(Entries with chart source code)
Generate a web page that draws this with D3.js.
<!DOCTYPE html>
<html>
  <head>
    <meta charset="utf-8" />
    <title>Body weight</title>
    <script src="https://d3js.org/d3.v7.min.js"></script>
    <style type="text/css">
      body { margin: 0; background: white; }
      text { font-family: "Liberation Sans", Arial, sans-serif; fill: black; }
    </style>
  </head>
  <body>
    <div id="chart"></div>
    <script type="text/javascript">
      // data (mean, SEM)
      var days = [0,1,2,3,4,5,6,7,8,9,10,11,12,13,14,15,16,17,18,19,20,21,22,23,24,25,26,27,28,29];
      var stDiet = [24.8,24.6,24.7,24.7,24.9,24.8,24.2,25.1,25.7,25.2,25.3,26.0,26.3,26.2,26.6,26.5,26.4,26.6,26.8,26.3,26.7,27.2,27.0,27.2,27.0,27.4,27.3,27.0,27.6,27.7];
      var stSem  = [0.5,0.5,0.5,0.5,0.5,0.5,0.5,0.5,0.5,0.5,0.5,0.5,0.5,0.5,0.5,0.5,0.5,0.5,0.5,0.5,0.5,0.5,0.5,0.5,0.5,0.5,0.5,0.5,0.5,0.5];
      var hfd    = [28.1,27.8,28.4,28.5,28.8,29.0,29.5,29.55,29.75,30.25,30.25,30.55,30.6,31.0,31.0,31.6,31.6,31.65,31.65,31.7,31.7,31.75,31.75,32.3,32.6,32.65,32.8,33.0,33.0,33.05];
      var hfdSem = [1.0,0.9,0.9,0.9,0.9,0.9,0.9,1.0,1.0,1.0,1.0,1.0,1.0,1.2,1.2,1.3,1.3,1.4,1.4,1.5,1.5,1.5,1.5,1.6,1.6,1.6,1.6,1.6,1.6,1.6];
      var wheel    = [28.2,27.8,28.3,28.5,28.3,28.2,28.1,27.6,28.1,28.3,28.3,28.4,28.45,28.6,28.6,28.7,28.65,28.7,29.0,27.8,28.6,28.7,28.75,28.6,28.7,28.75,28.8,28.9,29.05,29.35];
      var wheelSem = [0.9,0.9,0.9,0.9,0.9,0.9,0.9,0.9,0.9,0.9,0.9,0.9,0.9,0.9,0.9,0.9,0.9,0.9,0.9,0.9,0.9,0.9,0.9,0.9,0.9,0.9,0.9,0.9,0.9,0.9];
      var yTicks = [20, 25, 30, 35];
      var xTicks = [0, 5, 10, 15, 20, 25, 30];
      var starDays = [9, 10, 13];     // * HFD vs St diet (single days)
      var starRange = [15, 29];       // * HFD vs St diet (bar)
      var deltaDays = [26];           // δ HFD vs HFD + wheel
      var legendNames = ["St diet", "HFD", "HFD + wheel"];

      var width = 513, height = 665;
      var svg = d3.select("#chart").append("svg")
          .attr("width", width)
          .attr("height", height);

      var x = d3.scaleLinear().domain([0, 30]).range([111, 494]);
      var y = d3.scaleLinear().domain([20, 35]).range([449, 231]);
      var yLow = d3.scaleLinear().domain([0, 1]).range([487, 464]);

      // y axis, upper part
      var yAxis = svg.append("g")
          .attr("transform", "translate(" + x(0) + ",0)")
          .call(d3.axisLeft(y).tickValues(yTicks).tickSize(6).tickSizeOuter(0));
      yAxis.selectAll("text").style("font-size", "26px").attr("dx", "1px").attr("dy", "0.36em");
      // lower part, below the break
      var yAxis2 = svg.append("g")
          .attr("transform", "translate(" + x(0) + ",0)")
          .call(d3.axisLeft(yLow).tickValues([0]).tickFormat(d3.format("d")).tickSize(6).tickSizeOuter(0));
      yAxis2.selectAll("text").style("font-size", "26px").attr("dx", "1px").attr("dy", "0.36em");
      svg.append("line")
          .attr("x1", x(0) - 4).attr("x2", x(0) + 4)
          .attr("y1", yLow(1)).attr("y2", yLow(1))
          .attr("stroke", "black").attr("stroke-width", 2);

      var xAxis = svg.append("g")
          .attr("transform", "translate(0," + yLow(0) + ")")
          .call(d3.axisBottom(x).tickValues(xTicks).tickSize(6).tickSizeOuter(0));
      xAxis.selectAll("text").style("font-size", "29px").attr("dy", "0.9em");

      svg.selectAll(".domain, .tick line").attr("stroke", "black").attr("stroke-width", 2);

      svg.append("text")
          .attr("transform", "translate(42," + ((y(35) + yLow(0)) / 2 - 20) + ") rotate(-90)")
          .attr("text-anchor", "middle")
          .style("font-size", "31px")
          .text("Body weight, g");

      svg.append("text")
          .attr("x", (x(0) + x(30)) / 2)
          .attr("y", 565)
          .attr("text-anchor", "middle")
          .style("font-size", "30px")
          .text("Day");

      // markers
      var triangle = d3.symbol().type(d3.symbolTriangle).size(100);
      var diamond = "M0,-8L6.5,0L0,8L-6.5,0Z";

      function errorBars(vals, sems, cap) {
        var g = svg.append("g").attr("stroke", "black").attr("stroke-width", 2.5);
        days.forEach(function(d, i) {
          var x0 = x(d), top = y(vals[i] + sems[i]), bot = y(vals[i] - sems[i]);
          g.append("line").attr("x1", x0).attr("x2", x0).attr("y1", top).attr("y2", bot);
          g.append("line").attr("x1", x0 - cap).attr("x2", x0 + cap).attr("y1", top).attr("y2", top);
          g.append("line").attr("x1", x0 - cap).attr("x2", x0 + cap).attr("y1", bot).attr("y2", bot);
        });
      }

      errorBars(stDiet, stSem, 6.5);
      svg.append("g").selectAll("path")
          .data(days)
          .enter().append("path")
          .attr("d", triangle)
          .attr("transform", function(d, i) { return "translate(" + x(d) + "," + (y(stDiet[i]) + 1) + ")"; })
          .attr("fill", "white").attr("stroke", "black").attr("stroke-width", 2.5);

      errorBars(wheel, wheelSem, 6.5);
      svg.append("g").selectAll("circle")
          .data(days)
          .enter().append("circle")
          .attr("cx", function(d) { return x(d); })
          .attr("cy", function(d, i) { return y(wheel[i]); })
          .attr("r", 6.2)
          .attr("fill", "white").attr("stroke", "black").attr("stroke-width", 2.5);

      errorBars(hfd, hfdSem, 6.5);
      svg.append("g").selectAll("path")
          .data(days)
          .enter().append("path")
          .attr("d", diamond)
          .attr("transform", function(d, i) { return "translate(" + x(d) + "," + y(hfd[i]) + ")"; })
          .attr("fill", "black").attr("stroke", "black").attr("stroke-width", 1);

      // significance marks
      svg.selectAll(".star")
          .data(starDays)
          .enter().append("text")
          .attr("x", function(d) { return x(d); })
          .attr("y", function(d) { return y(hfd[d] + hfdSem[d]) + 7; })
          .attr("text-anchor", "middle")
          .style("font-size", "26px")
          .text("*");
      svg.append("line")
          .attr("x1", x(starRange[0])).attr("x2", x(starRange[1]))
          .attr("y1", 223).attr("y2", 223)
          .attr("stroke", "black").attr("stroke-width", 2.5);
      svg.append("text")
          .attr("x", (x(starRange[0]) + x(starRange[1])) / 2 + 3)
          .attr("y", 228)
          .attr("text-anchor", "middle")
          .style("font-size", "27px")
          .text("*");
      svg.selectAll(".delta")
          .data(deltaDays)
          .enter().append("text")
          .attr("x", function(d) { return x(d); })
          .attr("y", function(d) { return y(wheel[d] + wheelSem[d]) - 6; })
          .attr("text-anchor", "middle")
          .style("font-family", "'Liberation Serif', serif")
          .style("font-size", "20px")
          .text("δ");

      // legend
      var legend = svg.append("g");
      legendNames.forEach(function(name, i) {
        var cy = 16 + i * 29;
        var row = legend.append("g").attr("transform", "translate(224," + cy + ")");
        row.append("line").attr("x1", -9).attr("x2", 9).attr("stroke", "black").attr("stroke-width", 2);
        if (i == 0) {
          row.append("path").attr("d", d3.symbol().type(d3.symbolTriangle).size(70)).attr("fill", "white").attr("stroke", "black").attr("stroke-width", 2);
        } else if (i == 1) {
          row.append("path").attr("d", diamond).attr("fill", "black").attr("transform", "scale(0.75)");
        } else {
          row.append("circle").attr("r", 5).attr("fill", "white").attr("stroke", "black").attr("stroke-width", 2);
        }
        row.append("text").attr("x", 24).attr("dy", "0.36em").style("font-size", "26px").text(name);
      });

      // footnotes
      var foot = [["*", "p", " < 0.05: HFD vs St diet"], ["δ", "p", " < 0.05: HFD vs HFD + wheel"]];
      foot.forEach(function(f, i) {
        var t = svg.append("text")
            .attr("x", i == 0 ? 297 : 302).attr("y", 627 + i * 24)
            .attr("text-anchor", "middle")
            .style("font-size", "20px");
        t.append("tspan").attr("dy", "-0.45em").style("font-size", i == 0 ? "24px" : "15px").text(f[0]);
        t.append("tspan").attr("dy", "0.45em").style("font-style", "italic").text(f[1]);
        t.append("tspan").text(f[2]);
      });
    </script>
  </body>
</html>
* * *
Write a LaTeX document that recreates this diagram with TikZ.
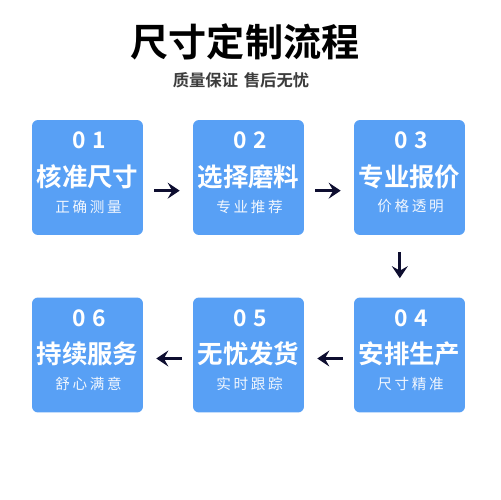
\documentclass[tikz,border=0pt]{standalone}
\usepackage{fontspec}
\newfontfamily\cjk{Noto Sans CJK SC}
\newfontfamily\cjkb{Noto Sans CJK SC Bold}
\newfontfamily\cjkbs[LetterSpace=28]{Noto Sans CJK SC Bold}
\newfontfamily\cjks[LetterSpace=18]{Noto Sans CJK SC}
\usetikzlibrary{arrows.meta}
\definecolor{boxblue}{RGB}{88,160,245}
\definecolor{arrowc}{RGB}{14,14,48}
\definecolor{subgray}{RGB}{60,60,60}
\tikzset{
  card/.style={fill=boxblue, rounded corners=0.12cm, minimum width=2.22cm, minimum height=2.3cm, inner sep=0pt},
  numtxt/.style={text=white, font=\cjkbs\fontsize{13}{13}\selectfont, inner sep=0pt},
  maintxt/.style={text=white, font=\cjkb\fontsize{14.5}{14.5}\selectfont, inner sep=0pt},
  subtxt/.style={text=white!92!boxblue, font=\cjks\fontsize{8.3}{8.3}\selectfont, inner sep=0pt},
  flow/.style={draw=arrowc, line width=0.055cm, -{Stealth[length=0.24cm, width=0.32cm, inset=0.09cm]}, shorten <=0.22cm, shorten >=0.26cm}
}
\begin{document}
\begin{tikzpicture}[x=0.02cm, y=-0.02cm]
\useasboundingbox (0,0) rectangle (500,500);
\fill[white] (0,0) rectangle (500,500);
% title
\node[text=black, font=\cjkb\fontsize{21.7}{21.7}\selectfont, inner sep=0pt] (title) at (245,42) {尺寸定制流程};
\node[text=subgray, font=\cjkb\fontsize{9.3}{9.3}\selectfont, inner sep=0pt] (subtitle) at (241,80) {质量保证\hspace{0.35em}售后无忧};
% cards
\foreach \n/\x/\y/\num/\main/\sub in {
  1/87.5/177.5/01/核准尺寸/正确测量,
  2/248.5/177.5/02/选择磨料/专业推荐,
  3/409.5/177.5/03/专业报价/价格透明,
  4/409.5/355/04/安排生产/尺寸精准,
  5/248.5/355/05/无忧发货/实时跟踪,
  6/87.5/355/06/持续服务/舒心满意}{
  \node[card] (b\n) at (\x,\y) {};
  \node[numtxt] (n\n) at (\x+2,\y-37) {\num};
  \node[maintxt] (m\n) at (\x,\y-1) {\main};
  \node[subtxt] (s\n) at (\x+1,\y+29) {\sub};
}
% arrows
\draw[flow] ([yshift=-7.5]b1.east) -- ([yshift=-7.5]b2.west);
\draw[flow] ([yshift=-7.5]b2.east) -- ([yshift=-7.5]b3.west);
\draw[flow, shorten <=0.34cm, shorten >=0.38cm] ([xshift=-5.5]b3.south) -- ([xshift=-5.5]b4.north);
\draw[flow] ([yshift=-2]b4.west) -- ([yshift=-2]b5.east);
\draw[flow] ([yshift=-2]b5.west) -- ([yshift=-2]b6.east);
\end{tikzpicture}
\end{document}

**Aim of the exercise:**
How many of the lines above contain the string "this"? Give the number only.

**The answer:**
2